§ **What is expected**
What number of lines contain the word "image"? Reply with the number and nothing else.

*** Entries ***

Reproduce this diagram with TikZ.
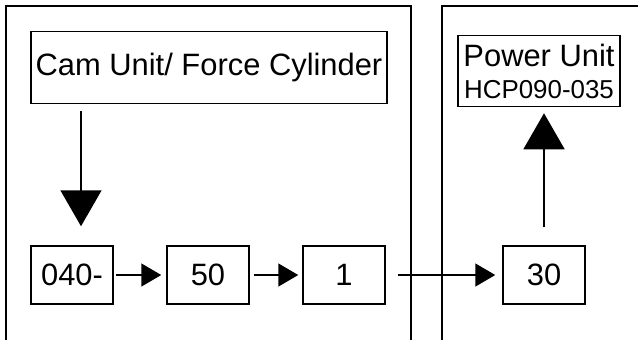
\documentclass[tikz,border=0pt]{standalone}
\usepackage{fontspec}
\setmainfont{Liberation Sans}
\usetikzlibrary{positioning,arrows.meta}

\begin{document}
\begin{tikzpicture}[x=1bp, y=-1bp, node distance=136bp, on grid,
  box/.style={draw, line width=1.5bp, minimum width=82bp, minimum height=58bp,
    inner sep=0pt, font=\fontsize{31}{33}\selectfont},
  panel/.style={draw, line width=2bp},
  flow/.style={line width=1.5bp, -{Triangle[length=20bp, width=23bp]}},
  bigflow/.style={line width=1.5bp, -{Triangle[length=36bp, width=41bp]}}]

  \useasboundingbox (0,0) rectangle (638,339);

  % Cabinets
  \draw[panel] (6,350) -- (6,6) -- (411,6) -- (411,350);
  \draw[panel] (442,350) -- (442,6) -- (650,6);

  % Units at the top
  \node[box, minimum width=356bp, minimum height=72bp] (cam) at (209,67.5)
    {Cam Unit/ Force Cylinder};
  \node[box, minimum width=162bp, minimum height=71bp, align=center] (power) at (539,71)
    {Power Unit\\[-1bp]{\fontsize{26}{28}\selectfont HCP090-035}};

  % Valve chain
  \node[box] (v040) at (72,275) {040-};
  \node[box] (v50) [right=of v040] {50};
  \node[box] (v1) [right=of v50] {1};
  \node[box] (v30) [right=200bp of v1] {30};

  \coordinate (camout) at (81,111);

  % Connections
  \draw[bigflow, shorten >=19bp] (camout) -- (camout |- v040.north);
  \draw[bigflow, shorten <=18bp, shorten >=6bp] (v30.north) -- (v30.north |- power.south);
  \path[flow]
    (v040) edge[shorten <=2bp, shorten >=5bp] (v50)
    (v50) edge[shorten <=4bp, shorten >=4bp] (v1)
    (v1) edge[shorten <=12bp, shorten >=7bp] (v30);

\end{tikzpicture}
\end{document}
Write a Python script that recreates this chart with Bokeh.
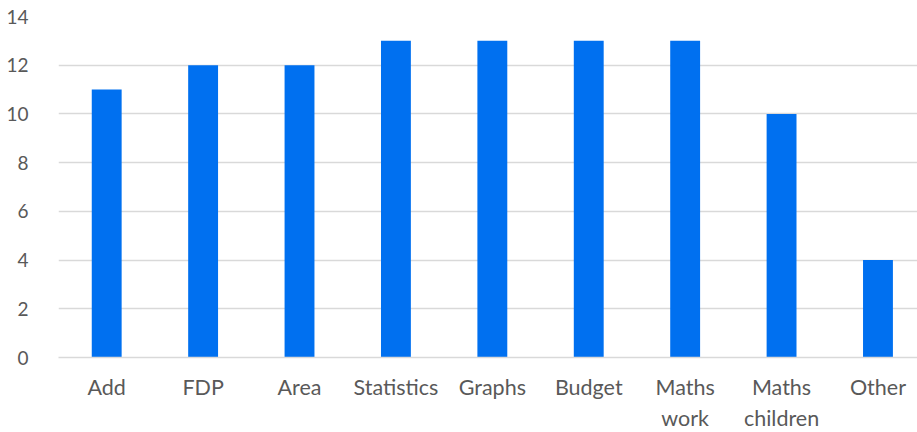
from bokeh.plotting import figure
from bokeh.models import ColumnDataSource, FixedTicker, Range1d
from bokeh.embed import file_html
from bokeh.resources import INLINE

categories = ["Add", "FDP", "Area", "Statistics", "Graphs", "Budget", "Maths\nwork", "Maths\nchildren", "Other"]
values = [11, 12, 12, 13, 13, 13, 13, 10, 4]
y_ticks = [0, 2, 4, 6, 8, 10, 12, 14]

xs = list(range(len(categories)))
src = ColumnDataSource(dict(x=xs, top=values))

p = figure(frame_width=859, frame_height=341, output_backend="svg", toolbar_location=None,
           x_range=Range1d(-0.5, 8.41), y_range=Range1d(0, 14),
           min_border_left=58, min_border_right=0, min_border_top=16, min_border_bottom=60)
p.outline_line_color = None
p.background_fill_color = "white"
p.border_fill_color = "white"

p.vbar(x="x", top="top", width=0.31, bottom=0, source=src, fill_color="#0070F0", line_color=None)

font = "Lato"
label_color = "#595959"

p.xaxis.ticker = FixedTicker(ticks=xs)
p.xaxis.major_label_overrides = {i: c for i, c in enumerate(categories)}
p.xaxis.major_tick_line_color = None
p.xaxis.minor_tick_line_color = None
p.xaxis.axis_line_color = "#d9d9d9"
p.xaxis.axis_line_width = 1.5
p.xaxis.major_label_text_font = font
p.xaxis.major_label_text_font_size = "21.5px"
p.xaxis.major_label_text_color = label_color
p.xaxis.major_label_standoff = 10

p.yaxis.ticker = FixedTicker(ticks=y_ticks)
p.yaxis.axis_line_color = None
p.yaxis.major_tick_line_color = None
p.yaxis.minor_tick_line_color = None
p.yaxis.major_label_text_font = font
p.yaxis.major_label_text_font_size = "19px"
p.yaxis.major_label_text_color = label_color
p.yaxis.major_label_standoff = 24

p.xgrid.grid_line_color = None
p.ygrid.grid_line_color = "#d9d9d9"
p.ygrid.grid_line_width = 1.5
p.ygrid.level = "underlay"

open("out.html", "w").write(file_html(p, INLINE))
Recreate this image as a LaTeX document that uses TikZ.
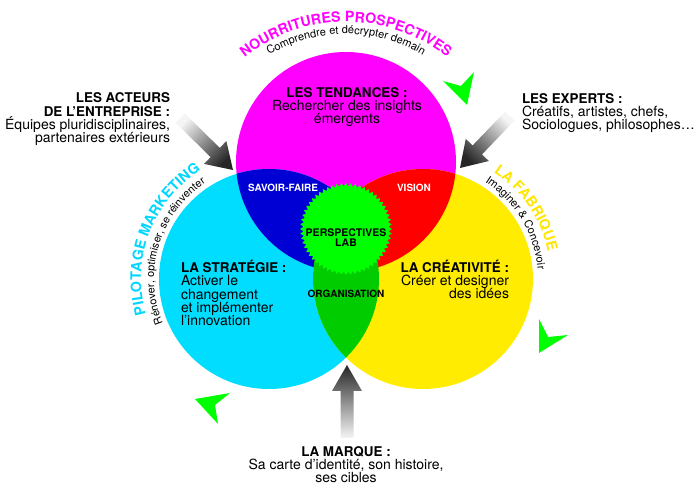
\documentclass[tikz,border=0pt]{standalone}
\usepackage{fontspec}
\setmainfont{TeX Gyre Heros}
\usetikzlibrary{shapes.geometric,decorations.text}
\definecolor{mag}{RGB}{255,0,255}
\definecolor{cya}{RGB}{0,221,255}
\definecolor{yel}{RGB}{255,236,0}
\definecolor{blu}{RGB}{0,0,212}
\definecolor{redd}{RGB}{255,0,0}
\definecolor{grn}{RGB}{0,204,0}
\definecolor{limeg}{RGB}{0,255,0}
\definecolor{ctext}{RGB}{0,214,255}
\definecolor{ytext}{RGB}{255,230,0}
\definecolor{darkarrow}{RGB}{38,38,38}
\definecolor{lightarrow}{RGB}{245,245,245}
\newcommand\fs[2]{\fontsize{#1}{#2}\selectfont}
\newcommand\hdline[1]{{\fs{13.4}{13.4}\bfseries #1}}
\begin{document}
\begin{tikzpicture}[x=1pt,y=1pt,
  every node/.style={inner sep=0pt,outer sep=0pt},
  body/.style={font=\fs{14}{13.4}},
  tag/.style={font=\fs{10}{10}\bfseries},
  greenhead/.style={fill=limeg},
  grayarrow/.style={top color=darkarrow,bottom color=lightarrow}]
\useasboundingbox (0,0) rectangle (700,494);
\coordinate (cm) at (346,332);
\coordinate (cc) at (269,215);
\coordinate (cy) at (423,215);
\coordinate (ctop) at (346,309);
% circles
\fill[mag] (cm) circle[radius=110];
\fill[cya] (cc) circle[radius=110];
\fill[yel] (cy) circle[radius=110];
\begin{scope}
  \clip (cm) circle[radius=110];
  \fill[blu] (cc) circle[radius=110];
  \fill[redd] (cy) circle[radius=110];
\end{scope}
\begin{scope}
  \clip (cc) circle[radius=110];
  \fill[grn] (cy) circle[radius=110];
\end{scope}
% starburst
\node[star,star points=60,star point ratio=1.08,minimum size=92pt,fill=limeg] (burst) at (346,265) {};
\node[font=\fs{10.5}{10}\bfseries,align=center,anchor=base] (labtxt) at (346,247) {PERSPECTIVES\\LAB};
% region tags
\node[tag,text=white,anchor=base] (savoir) at (283,302) {SAVOIR-FAIRE};
\node[tag,text=white,anchor=base] (vision) at (414,302) {VISION};
\node[tag,anchor=base] (orga) at (346,196) {ORGANISATION};
% text blocks (anchor = baseline of last line)
\node[body,align=center,anchor=base] (tend) at (347,370) {\hdline{LES TENDANCES :}\\Rechercher des insights\\émergents};
\node[body,align=right,anchor=base east] (acteurs) at (170,351) {\hdline{LES ACTEURS}\\\hdline{DE L’ENTREPRISE :}\\Équipes pluridisciplinaires,\\partenaires extérieurs};
\node[body,align=left,anchor=base west] (experts) at (522,364) {\hdline{LES EXPERTS :}\\Créatifs, artistes, chefs,\\Sociologues, philosophes…};
\node[body,align=center,anchor=base] (marque) at (346,11) {\hdline{LA MARQUE :}\\Sa carte d’identité, son histoire,\\ses cibles};
\node[body,align=left,anchor=base west] (strat) at (181,168) {\hdline{LA STRATÉGIE :}\\Activer le\\changement\\et implémenter\\l’innovation};
\node[body,align=right,anchor=base east] (crea) at (509,195) {\hdline{LA CRÉATIVITÉ :}\\Créer et designer\\des idées};
% curved titles
\path[decorate,decoration={text along path,text align=center,text color=mag,
  text={|\fs{14.2}{14.2}\bfseries|NOURRITURES PROSPECTIVES}}]
  (ctop) ++(150:163) arc[start angle=150,end angle=30,radius=163];
\path[decorate,decoration={text along path,text align=center,
  text={|\fs{11}{11}|Comprendre et décrypter demain}}]
  (ctop) ++(150:151) arc[start angle=150,end angle=30,radius=151];
\path[decorate,decoration={text along path,text align=center,text color=ctext,
  text={|\fs{14.4}{14.4}\bfseries|PILOTAGE MARKETING}}]
  (cc) ++(229:128) arc[start angle=229,end angle=89,radius=128];
\path[decorate,decoration={text along path,text align=center,
  text={|\fs{10.8}{11}|Rénover, optimiser, se réinventer}}]
  (cc) ++(233:115) arc[start angle=233,end angle=93,radius=115];
\path[decorate,decoration={text along path,text align=center,text color=ytext,
  text={|\fs{14.4}{14.4}\bfseries|LA FABRIQUE}}]
  (cy) ++(100:128) arc[start angle=100,end angle=-31,radius=128];
\path[decorate,decoration={text along path,text align=center,
  text={|\fs{11}{11}|Imaginer {\&} Concevoir}}]
  (cy) ++(96:115) arc[start angle=96,end angle=-34,radius=115];
% gray arrows
\begin{scope}[shift={(233,324)},rotate=-44.5]
  \shade[grayarrow,shading angle=-134.5] (-74,-6.5) -- (-25,-6.5) -- (-25,-16) -- (0,0) -- (-25,16) -- (-25,6.5) -- (-74,6.5) -- cycle;
\end{scope}
\begin{scope}[shift={(460,326)},rotate=-133.8]
  \shade[grayarrow,shading angle=136.2] (-72,-6.5) -- (-25,-6.5) -- (-25,-16) -- (0,0) -- (-25,16) -- (-25,6.5) -- (-72,6.5) -- cycle;
\end{scope}
\begin{scope}[shift={(347,129)},rotate=90]
  \shade[grayarrow,shading angle=0] (-73,-6.5) -- (-26,-6.5) -- (-26,-15) -- (0,0) -- (-26,15) -- (-26,6.5) -- (-73,6.5) -- cycle;
\end{scope}
% green arrowheads
\fill[greenhead] (467,389) -- (443,413) -- (461,408) -- (474,422) -- cycle;
\fill[greenhead] (539,141) -- (539,175) -- (548,157) -- (568,159) -- cycle;
\fill[greenhead] (195,95) -- (230,101) -- (215,89) -- (218,70) -- cycle;
\end{tikzpicture}
\end{document}
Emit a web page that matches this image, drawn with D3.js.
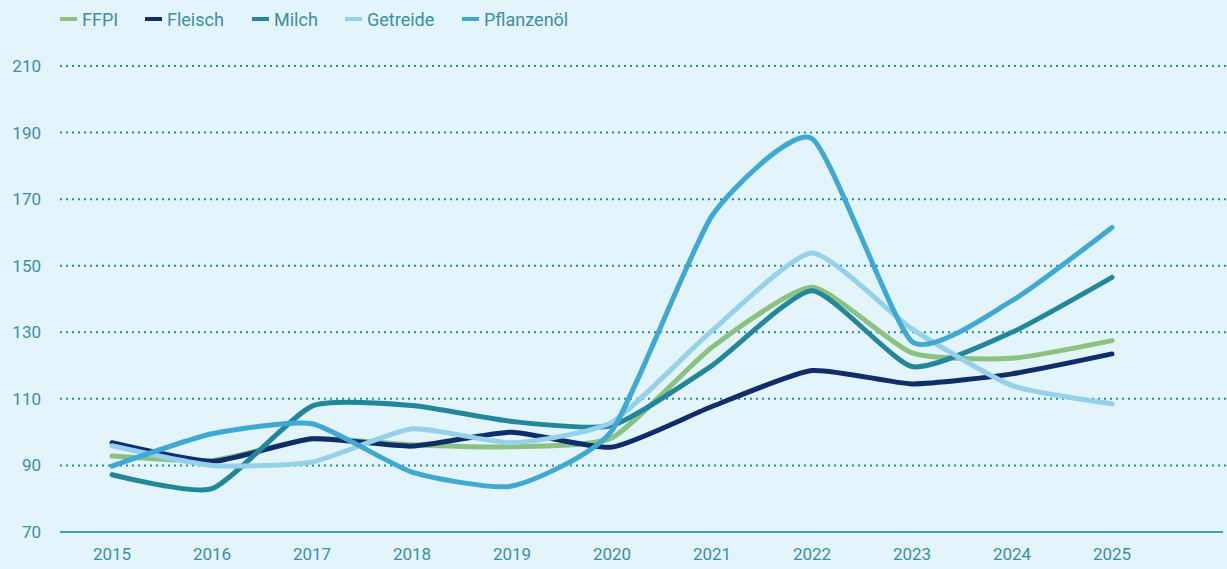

***

§ **Task answer**
2